Starter: voorbereidingstijd telt mee voor urencriterium
Steeds meer mensen kiezen er voor om ondernemer te worden, ook in deze crisistijd. Dat komt vooral door de fiscaal aantrekkelijke positie van het ondernemerschap. Een zelfstandige kan volop fiscale gunstregelingen benutten, en betaalt daardoor veel minder belasting dan zijn collega-belastingplichtige in loondienst over hetzelfde inkomen kwijt is.

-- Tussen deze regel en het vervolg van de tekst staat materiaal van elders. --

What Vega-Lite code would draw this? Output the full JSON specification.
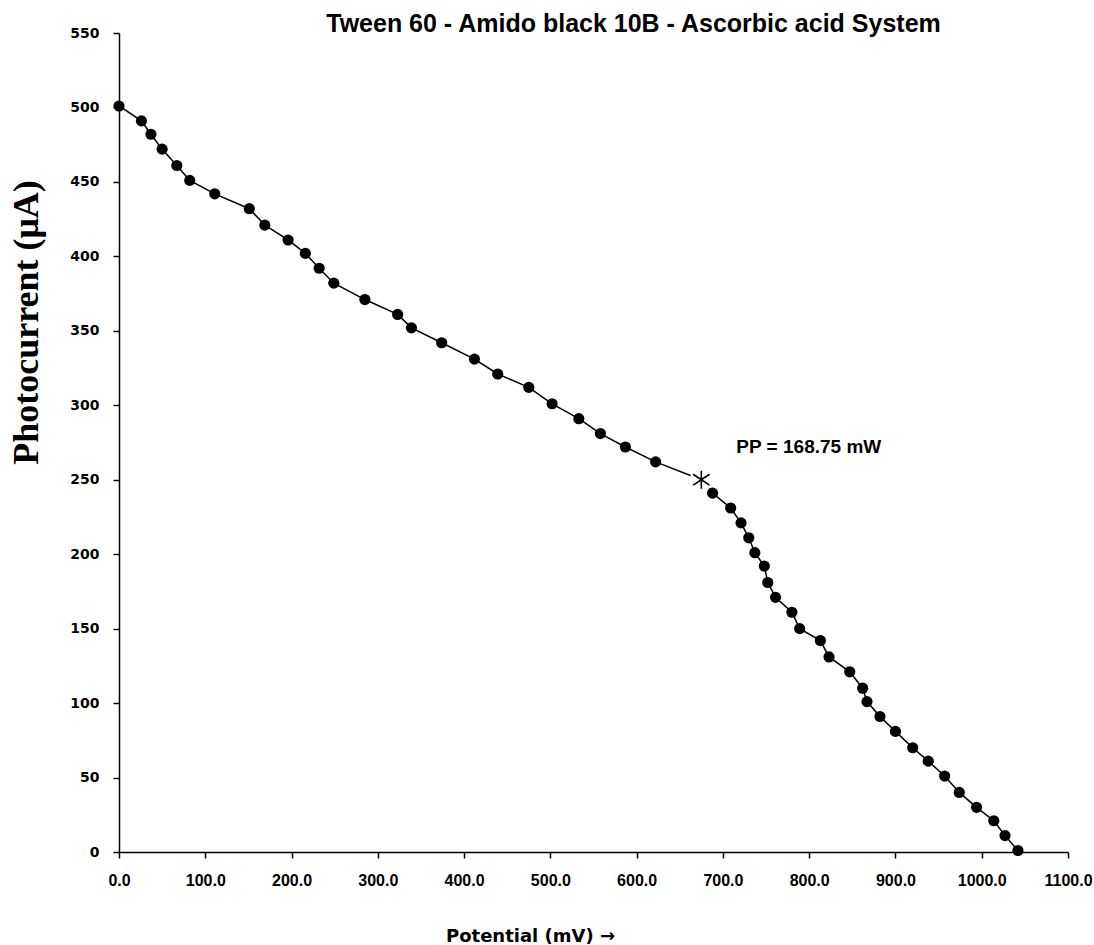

De sleutel voor al die gunstregelingen is het urencriterium: de startende ondernemer moet per jaar ten minste 1.225 uur in én voor zijn onderneming werken. Een recente uitspraak van Hof Den Haag maakt het een stuk eenvoudiger om aan die eis te voldoen.
Een starter voldoet aan het urencriterium als hij per jaar ten minste 1.225 uur in én voor zijn onderneming werkt. Wordt de onderneming in de loop van het jaar gestart, dan blijft de urengrens onverkort op 1.225 uur gehandhaafd: er vindt géén tijdsevenredige vermindering plaats.
Voor de 1.225 uren tellen alle uren van directe én indirecte werkzaamheden. Ook de tijd die gespendeerd wordt aan het op peil houden of brengen van algemene vaardigheden als ondernemer. En ook, zo heeft Hof Den Haag onlangs beslist, de voorbereidingstijd om de onderneming van de grond te krijgen. Denk aan de uren die besteed worden voor het schrijven van een businessplan, het volgen van seminars, het overleggen met potentiële financiers, de contacten met de Kamer van Koophandel. Zelfstandigen zonder personeel (met een verklaring arbeidsrelatie voor winst uit onderneming of als directeur-grootaandeelhouder) en alle andere starters mogen deze uren meetellen om aan het urencriterium te voldoen.
Een gunstige uitspraak, waaruit blijkt dat niet alleen de fiscus, maar ook de belastingrechter starters welgezind is.